After the initial declarations, all these variables are initialized with an appropriate function, genxDeclareNamespace, genxDeclareElement, and genxDeclareAttribute. For example, the namespace variable tm is given a namespace name (http://www.wyeast.net/time) and a prefix (tm) with the genxDeclareNamespace function:


tm = genxDeclareNamespace(w, "http://www.wyeast.net/time",

    "tm", &status);

The genxAddText function inserts strings — an XML declaration and new line characters and spaces — into the file output stream. The addition of the XML declaration is what makes the output non-canonical.

The functions genxPI and genxComment write an XML stylesheet processing instruction and a comment, respectively. Then the functions genxStartElement and genxAddAttribute begin writing the markup. The functions use an object rather than text to write the markup literally, with better performance than their counterparts genxStartElementLiteral and genxAddAttributeLiteral. Other elements, such as genxAddText and genxEndElement, may be used with both variations of the element and attribute creation elements, or just inserting between-elements whitespace, and so on.
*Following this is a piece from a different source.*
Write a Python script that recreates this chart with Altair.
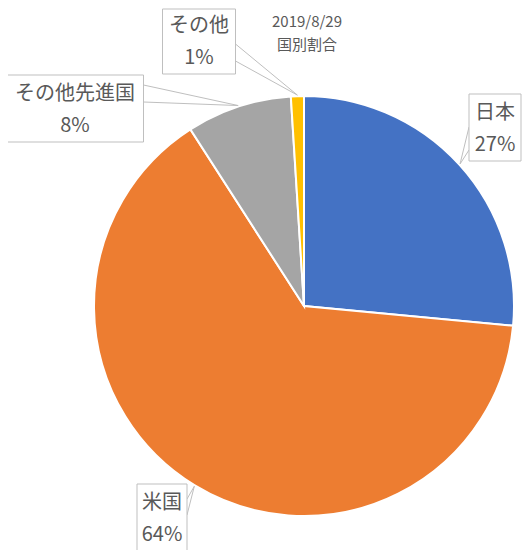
import altair as alt
import pandas as pd
import numpy as np


names = ["日本", "米国", "その他先進国", "その他"]
shares = [26.5, 64.4, 8.1, 1.0]
colors = ["#4472C4", "#ED7D31", "#A5A5A5", "#FFC000"]
title_lines = ["2019/8/29", "国別割合"]

# callout layout, pixels from the pie centre (y up)
label_cx = [191, -142, -229, -105]
label_halfw = [26, 25, 68.5, 36.5]
label_name_y = [193, -197, 212, 280]
pointer_edge = ["left", "right", "right", "right"]
pointer_base = [(179, 156), (-193, -209), (221, 204), (262, 245)]

R = 210
W, H = 514, 542
cx0, cy0 = 296, 298   # pie centre inside the view
xs = alt.Scale(domain=[-cx0, W - cx0])
ys = alt.Scale(domain=[-(H - cy0), cy0])

df = pd.DataFrame({"name": names, "share": shares})
df["end"] = df["share"].cumsum()
df["start"] = df["end"] - df["share"]
df["pct"] = [f"{int(v + 0.5)}%" for v in shares]
mid = (df["start"] + df["share"] / 2) / 100 * 2 * np.pi
df["ax"] = (R + 1) * np.sin(mid)
df["ay"] = (R + 1) * np.cos(mid)

boxes = pd.DataFrame({
    "x0": [c - w for c, w in zip(label_cx, label_halfw)],
    "x1": [c + w for c, w in zip(label_cx, label_halfw)],
    "top": [min(y + 19, cy0 - 1) for y in label_name_y],
    "bottom": [y - 48 for y in label_name_y],
})

rows = []
for i in range(len(names)):
    ex = boxes.x0[i] if pointer_edge[i] == "left" else boxes.x1[i]
    for by in pointer_base[i]:
        rows.append({"x": ex, "y": by, "x2": df.ax[i], "y2": df.ay[i]})
pointers = pd.DataFrame(rows)

texts = pd.DataFrame({
    "x": label_cx * 2,
    "y": label_name_y + [y - 32 for y in label_name_y],
    "t": names + list(df["pct"]),
})

titles = pd.DataFrame({"x": [3, 3], "y": [284, 261], "t": title_lines})

font = "Noto Sans CJK JP"
grey = "#595959"

pie = alt.Chart(df).mark_arc(radius=R, stroke="white", strokeWidth=2).encode(
    x=alt.X(datum=0, type="quantitative", scale=xs, axis=None),
    y=alt.Y(datum=0, type="quantitative", scale=ys, axis=None),
    theta=alt.Theta("start:Q", scale=alt.Scale(domain=[0, 100], range=[0, 2 * np.pi])),
    theta2="end:Q",
    color=alt.Color("name:N", scale=alt.Scale(domain=names, range=colors), legend=None),
)

leaders = alt.Chart(pointers).mark_rule(color="#BFBFBF", strokeWidth=1).encode(
    x=alt.X("x:Q", scale=xs, axis=None),
    y=alt.Y("y:Q", scale=ys, axis=None),
    x2="x2:Q",
    y2="y2:Q",
)

frames = alt.Chart(boxes).mark_rect(fill="white", stroke="#BFBFBF", strokeWidth=1).encode(
    x=alt.X("x0:Q", scale=xs, axis=None),
    x2="x1:Q",
    y=alt.Y("top:Q", scale=ys, axis=None),
    y2="bottom:Q",
)

labels = alt.Chart(texts).mark_text(font=font, fontSize=20, color=grey, baseline="middle").encode(
    x=alt.X("x:Q", scale=xs, axis=None),
    y=alt.Y("y:Q", scale=ys, axis=None),
    text="t:N",
)

title = alt.Chart(titles).mark_text(font=font, fontSize=15, color=grey, baseline="middle").encode(
    x=alt.X("x:Q", scale=xs, axis=None),
    y=alt.Y("y:Q", scale=ys, axis=None),
    text="t:N",
)

chart = alt.layer(pie, leaders, frames, labels, title).properties(
    width=W, height=H, padding=0, autosize="none"
).configure_view(stroke=None)

chart.save("out.html", embed_options={"renderer": "svg", "actions": False})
To run the program, type the word tock at a command or shell prompt. Genx will then create the file tock.xml, shown here:


<?xml version="1.0" encoding="UTF-8"?>

<?xml-stylesheet  href="tock.xsl" type="text/xsl" ?>

<! the current date -->



<tm:time xmlns:tm="http://www.wyeast.net/time" timezone="GMT">

 <tm:hour>23</tm:hour>

 <tm:minute>14</tm:minute>

 <tm:second>52</tm:second>

<tm:time>

Just for fun, this non-canonical output can be transformed with XSLT stylesheet tock.xsl and validated with the RELAX NG schema tock.rng. Both files are in the example archive.

Wrap Up

There are a number of other Genx functions that I have not touched on — such as the memory management functions genxGetAlloc, genxSetAlloc. My take is that Tim Bray is on the right track, and that if you use C and you need to generate XML output, you will no doubt find that Genx is an efficient tool.